Heartbleed

Apr 09, 2014 23:41

Everyone is panicking and rightfully so because a really, really awful security bug was discovered. One that lets people get random fragments of data that supposed to be supper secure. It is as bad as everyone says and you can't do anything about it - it has to be fixed on the server sites by providers - and noone knows what data got out - the chunks that were caught were random so maybe they got your credit card numbers they might've contained passwords or even SSL private encryption keys and then you could get everything else. Or just grab so many of those chunks you got everything anyway. That's why they called it Heartbleed.

Basically, an attacker can grab 64K of memory from a server. The attack leaves no trace, and can be done multiple times to grab a different random 64K of memory. This means that anything in memory -- SSL private keys, user keys, anything -- is vulnerable. And you have to assume that it is all compromised. All of it.

"Catastrophic" is the right word. On the scale of 1 to 10, this is an 11.

Half a million sites are vulnerable, including my own. Test your vulnerability here.

The bug has been patched. After you patch your systems, you have to get a new public/private key pair, update your SSL certificate, and then change every password that could potentially be affected.

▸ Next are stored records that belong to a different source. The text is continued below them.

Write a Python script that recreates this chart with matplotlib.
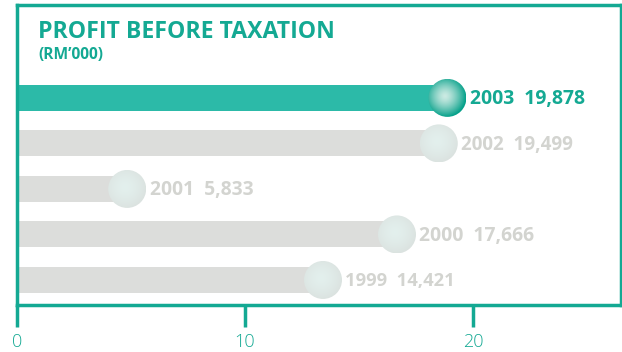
import numpy as np
import matplotlib
matplotlib.use("Agg")
import matplotlib.pyplot as plt
from matplotlib.patches import Ellipse
from matplotlib import font_manager

years = ["1999", "2000", "2001", "2002", "2003"]
values = [14421, 17666, 5833, 19499, 19878]  # RM'000
xticks = [0, 10, 20]
title = "PROFIT BEFORE TAXATION"
subtitle = "(RM\u2019000)"

TEAL = "#14a993"
BAR_TEAL = "#2cbaa8"
GRAY_BAR = "#dcdddb"
GRAY_TXT = "#d3d4d0"

names = {f.name for f in font_manager.fontManager.ttflist}
fam = ["DejaVu Sans"]
for cand in ["Open Sans", "Noto Sans", "Lato"]:
    if cand in names:
        fam = [cand, "DejaVu Sans"]
        break

fig = plt.figure(figsize=(6.22, 3.52), dpi=100)
W, H = 622, 352
ax = fig.add_axes([17 / W, (352 - 305) / H, (621 - 17) / W, (305 - 5) / H])
XMAX = 604 / 22.8
YLIM = (-0.55, 6.04)
ax.set_xlim(0, XMAX)
ax.set_ylim(*YLIM)

px_x = 22.8  # px per unit x
px_y = 300 / (YLIM[1] - YLIM[0])  # px per unit y
r_px = 19
offset = 1.0  # circle centre sits about one unit before the value

renderer = fig.canvas.get_renderer()


def fit(t, target):
    w = t.get_window_extent(renderer).width
    t.set_fontsize(t.get_fontsize() * target / w)


label_targets = [110, 116, 104, 113, 116]
for i, (yr, v) in enumerate(zip(years, values)):
    val = v / 1000.0
    cx = val - offset
    last = i == len(years) - 1
    ax.barh(i, cx, height=0.57, color=BAR_TEAL if last else GRAY_BAR, zorder=2)
    ell = Ellipse((cx, i), 2 * r_px / px_x, 2 * r_px / px_y, facecolor="none",
                  edgecolor="none", zorder=3)
    ax.add_patch(ell)
    n = 200
    yy, xx = np.mgrid[-1:1:n * 1j, -1:1:n * 1j]
    d = np.sqrt((xx + 0.1) ** 2 + (yy + 0.1) ** 2)
    d = np.clip(d / 1.1, 0, 1)
    if last:
        c_in = np.array([0.80, 0.92, 0.89])
        c_out = np.array([0.02, 0.63, 0.54])
        t = d ** 1.4
    else:
        c_in = np.array([0.89, 0.94, 0.93])
        c_out = np.array([0.86, 0.89, 0.88])
        t = d ** 1.5
    img = c_in[None, None, :] * (1 - t[..., None]) + c_out[None, None, :] * t[..., None]
    im = ax.imshow(img, extent=(cx - r_px / px_x, cx + r_px / px_x, i - r_px / px_y, i + r_px / px_y),
                   origin="upper", zorder=3, aspect="auto", interpolation="bilinear")
    im.set_clip_path(ell)
    a = ax.annotate(f"{yr}  {v:,}", (cx + r_px / px_x, i), xytext=(2.5, -1), textcoords="offset points",
                    ha="left", va="center", fontsize=14, fontweight="bold", family=fam,
                    color=TEAL if last else GRAY_TXT, zorder=4)
    fit(a, label_targets[i])

ax.set_xlim(0, XMAX)
ax.set_ylim(*YLIM)

for s in ax.spines.values():
    s.set_color(TEAL)
    s.set_linewidth(2.5)
ax.set_yticks([])
ax.set_xticks(xticks)
ax.set_xticklabels([str(t) for t in xticks], fontsize=13, color=TEAL, family=fam, fontweight="light")
ax.tick_params(axis="x", length=16, width=2.5, color=TEAL, pad=4)

tt = fig.text(38 / W, 1 - 38 / H, title, fontsize=19, fontweight="bold", color=TEAL, family=fam,
              ha="left", va="baseline")
fit(tt, 295)
st = fig.text(38 / W, 1 - 59 / H, subtitle, fontsize=10.5, fontweight="bold", color=TEAL, family=fam,
              ha="left", va="baseline")
fit(st, 66)

fig.savefig("out.png", dpi=100)
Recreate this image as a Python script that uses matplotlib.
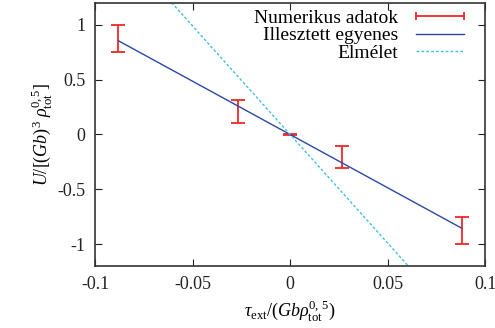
import numpy as np
import matplotlib.pyplot as plt
from matplotlib.lines import Line2D

plt.rcParams['font.family'] = ['Liberation Serif', 'DejaVu Serif']
plt.rcParams['mathtext.fontset'] = 'custom'
plt.rcParams['mathtext.rm'] = 'Liberation Serif'
plt.rcParams['mathtext.it'] = 'Liberation Serif:italic'

# numerical data with error bars
x_data = [-0.088, -0.0265, 0.0, 0.0265, 0.088]
y_data = [0.877, 0.21, 0.0, -0.204, -0.878]
y_err = [0.123, 0.105, 0.004, 0.102, 0.125]

# fitted straight line
x_fit = [-0.088, 0.088]
y_fit = [0.855, -0.855]

# theory
x_theory = [-0.07, 0.07]
theory_slope = -19.8

red = '#f02828'
blue = '#2a48a8'
cyan = '#40c0dc'

fig = plt.figure(figsize=(4.95, 3.28), dpi=100)
ax = fig.add_axes([0.192, 0.189, 0.788, 0.802])

ax.errorbar(x_data, y_data, yerr=y_err, fmt='none', ecolor=red,
            elinewidth=1.3, capsize=5, capthick=1.3)
ax.plot(x_fit, y_fit, color=blue, lw=1.0)
ax.plot(x_theory, [theory_slope * v for v in x_theory], color=cyan,
        lw=1.0, ls=(0, (2, 1.5)))

ax.set_xlim(-0.1, 0.1)
ax.set_ylim(-1.2, 1.2)
ax.set_xticks([-0.1, -0.05, 0, 0.05, 0.1])
ax.set_xticklabels(['-0.1', '-0.05', '0', '0.05', '0.1'])
ax.set_yticks([-1, -0.5, 0, 0.5, 1])
ax.set_yticklabels(['-1', '-0.5', '0', '0.5', '1'])
ax.tick_params(direction='in', top=True, right=True, labelsize=13, length=5,
               width=0.8, pad=7, colors='#222222')
for s in ax.spines.values():
    s.set_linewidth(1.2)
    s.set_color('#333333')

ax.set_xlabel(r'$\tau_{\rm ext}/(Gb\rho_{\rm tot}^{0,\,5})$', fontsize=13, labelpad=4)
ax.set_ylabel(r'$U/[(Gb)^3\ \rho_{\rm tot}^{0,5}]$', fontsize=13, labelpad=2)

handles = [
    Line2D([], [], color=red, lw=1.3, marker='|', markersize=6, markeredgewidth=1.3),
    Line2D([], [], color=blue, lw=1.0),
    Line2D([], [], color=cyan, lw=1.0, ls=(0, (2, 1.5))),
]
labels = ['Numerikus adatok', 'Illesztett egyenes', 'Elmélet']
ax.legend(handles, labels, loc='upper right', bbox_to_anchor=(0.962, 0.975),
          frameon=False, markerfirst=False,
          fontsize=14, numpoints=2, handlelength=3.1, labelspacing=-0.02,
          borderaxespad=0.0, borderpad=0.0, handletextpad=0.6)

fig.savefig('out.png', dpi=100)
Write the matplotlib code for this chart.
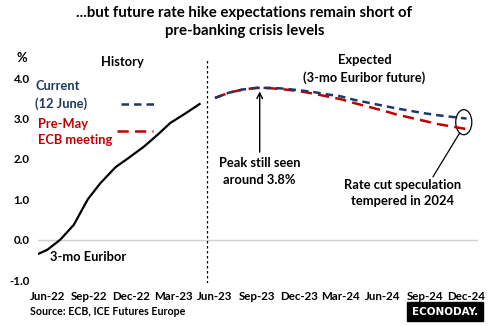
import matplotlib
matplotlib.use('Agg')
import matplotlib.pyplot as plt
from matplotlib.patches import Ellipse

plt.rcParams['font.family'] = ['Lato', 'DejaVu Sans']
plt.rcParams['font.weight'] = 'bold'

# month index: Jun-22 = 0
tick_pos = [0, 3, 6, 9, 12, 15, 18, 21, 24, 27, 30]
tick_labels = ['Jun-22', 'Sep-22', 'Dec-22', 'Mar-23', 'Jun-23', 'Sep-23',
               'Dec-23', 'Mar-24', 'Jun-24', 'Sep-24', 'Dec-24']

hist_x = [-0.64, 0, 0.93, 1.9, 2.9, 3.8, 4.9, 5.8, 6.9, 7.9, 8.8, 9.9, 10.9]
hist_y = [-0.35, -0.25, 0.0, 0.37, 1.0, 1.4, 1.8, 2.02, 2.3, 2.6, 2.89, 3.13, 3.36]

fut_x = list(range(12, 31))
current = [3.51, 3.64, 3.72, 3.76, 3.76, 3.74, 3.70, 3.66, 3.60, 3.55,
           3.46, 3.39, 3.32, 3.25, 3.19, 3.13, 3.08, 3.04, 3.00]
pre_may = [3.51, 3.64, 3.72, 3.76, 3.75, 3.72, 3.68, 3.62, 3.55, 3.48,
           3.38, 3.29, 3.20, 3.10, 3.02, 2.94, 2.86, 2.80, 2.74]

navy = '#1F3864'
red = '#C00000'
fs = 9.3

fig = plt.figure(figsize=(4.89, 3.26), dpi=100)
ax = fig.add_axes([0.078, 0.132, 0.899, 0.684])

ax.plot(hist_x, hist_y, color='black', lw=1.6)
ax.plot(fut_x, pre_may, color=red, lw=1.8, dashes=(4.5, 2.5))
ax.plot(fut_x, current, color=navy, lw=1.8, dashes=(3, 2))

ax.axhline(0, color='#D0D0D0', lw=1, zorder=0)
ax.axvline(11.4, color='black', lw=0.9, ls=(0, (2, 2)))

ax.set_xlim(-0.65, 30.8)
ax.set_ylim(-1.07, 4.45)
ax.set_yticks([-1, 0, 1, 2, 3, 4])
ax.set_yticklabels(['-1.0', '0.0', '1.0', '2.0', '3.0', '4.0'])
ax.set_xticks(tick_pos)
ax.set_xticklabels(tick_labels)
ax.tick_params(length=0, labelsize=8.3, pad=6)
for s in ax.spines.values():
    s.set_visible(False)

# legend-like labels
ax.text(-0.85, 3.58, 'Current\n(12 June)', color=navy, fontsize=fs,
        fontweight='bold', va='center', linespacing=1.45)
ax.plot([5.3, 7.9], [3.36, 3.36], color=navy, lw=1.8, dashes=(3, 2))
ax.text(-0.64, 2.67, 'Pre-May\nECB meeting', color=red, fontsize=fs,
        fontweight='bold', va='center', linespacing=1.45)
ax.plot([5.0, 7.6], [2.69, 2.69], color=red, lw=1.8, dashes=(4.5, 2.5))

ax.text(5.4, 4.39, 'History', fontsize=fs, fontweight='bold', ha='center', va='center')
ax.text(-1.8, 4.5, '%', fontsize=fs, fontweight='bold', ha='center', va='center')
ax.text(22.7, 4.23, 'Expected\n(3-mo Euribor future)', fontsize=fs,
        fontweight='bold', ha='center', va='center', linespacing=1.45)
ax.text(0.2, -0.42, '3-mo Euribor', fontsize=fs, fontweight='bold', va='center')

ax.annotate('', xy=(15.2, 3.74), xytext=(15.2, 2.1),
            arrowprops=dict(arrowstyle='->', color='black', lw=1))
ax.text(15.2, 1.69, 'Peak still seen\naround 3.8%', fontsize=fs,
        fontweight='bold', ha='center', va='center', linespacing=1.45)

ax.add_patch(Ellipse((29.8, 2.91), 1.15, 0.62, fill=False, ec='black', lw=0.9))
ax.plot([27.6, 29.5], [1.56, 2.64], color='black', lw=0.9)
ax.text(25.4, 1.16, 'Rate cut speculation\ntempered in 2024', fontsize=fs,
        fontweight='bold', ha='center', va='center', linespacing=1.45)

fig.text(0.5, 0.932, '...but future rate hike expectations remain short of\npre-banking crisis levels',
         fontsize=10.8, fontweight='bold', ha='center', va='center', linespacing=1.4)
fig.text(0.061, 0.046, 'Source: ECB, ICE Futures Europe', fontsize=7.7,
         fontweight='bold', va='center')
fig.text(0.91, 0.044, 'ECONODAY.', fontsize=7.5, fontweight='heavy', color='white',
         family='DejaVu Sans', ha='center', va='center',
         bbox=dict(boxstyle='square,pad=0.45', fc='black', ec='black'))

fig.savefig('out.png', dpi=100)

At this point, the probability is close to one that every target has had its private keys extracted by multiple intelligence agencies. The real question is whether or not someone deliberately inserted this bug into OpenSSL, and has had two years of unfettered access to everything. My guess is accident, but I have no proof.


So to sum up not only you don't really know if you've been compromised (or where) you also cannot do anything about it. Just wait till it gets patched and change all your passwords. Again.

CNet checked the most popular American sites so you'll know which password you can change now.

The funny thing is I learned about it from xkcd (before all the big news outlets and official work emails).